The doodles might perhaps e. g. have been inscribed by one young novice on a whetstone belonging to another novice, which the former disliked. Probably it is possible to imagine several other reasons for inscribing these doodles, isn't it? Humans seem to find countless reasons for producing graffiti.

I see. Why didn't I realize it before? Postmodernity explains it all. How stupid of me!

Oh, so now the excavations have been extended to living rich microfossil cultures! I always thought that archaeology dealt almost exclusivly to dig for remains of cultures already long dead. By the way, have the compost-modernist found methane among the finds? There seem to be some very wide-spread concern about this matter nowadays as a green-house gas. This might develop into a flowering field, I guess.

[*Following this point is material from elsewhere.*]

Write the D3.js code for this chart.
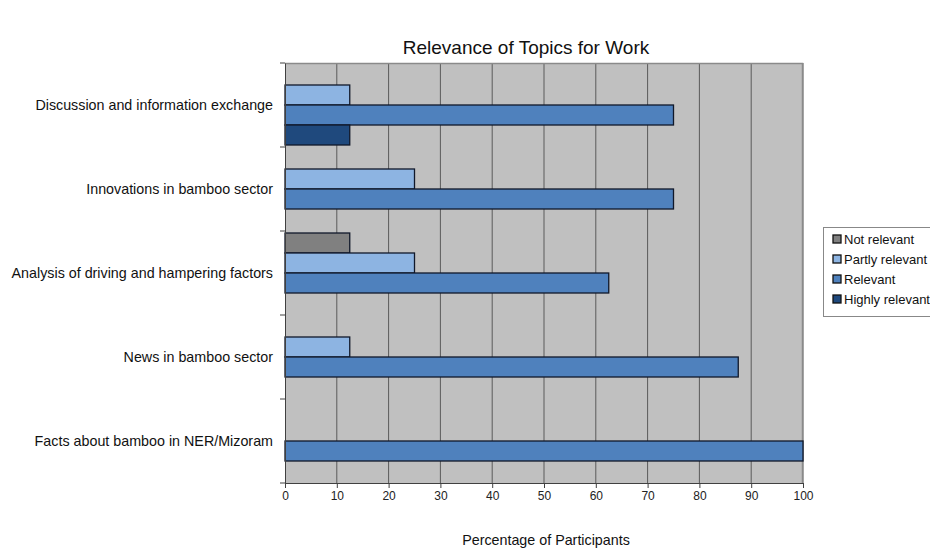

i suppose my comment was half tongue-in-cheek; there is certainly an "air of doodliness" to these enigmatic scratchings. in a perfect world some historic source could help account for it. but what is that "air of doodliness?" I've seen a lot of Ameri-Indian rock art that looks idle to me too, but has solid ethnohistory that sez otherwise (ie David Whitley/great basin).

thanks for the forum! i appreciate the work you put into your blog.

I was going to come back and say that maybe they did it for the fun of it, but I see y'all have alreday covered that. Did y'all ever carve notches around your school desk? It's quite fun, in a mindless and distracted sort of way. Also, notches and fringes and checkering look ever so cool--prettymuch the worldwide oppinion.
It sure doesn't look like a whetstone, and with the runes on the face it's evidently something more than idleness.
Also, entopic patterns can be occasioned by many things besides trips--very hungry, sleeplessness and staring hard into the dark come to mind in a nunnery in the Northlands.
Context is everything--any info other than the find site of "smaller quad"? It could heve been brought from an earlier site, as a "manuport" of curiosity or veneration.

By m.e.starr (not verified) on 26 May 2007 #permalink

I don't think the nuns of Vreta were quite that ascetic. But it's an early dig with little control of stratigraphy, so it's hard to say much about the context. The graffitti looks a lot like what we get on the wall plaster of standing Medieval churches erected during the time of the Vreta nunnery.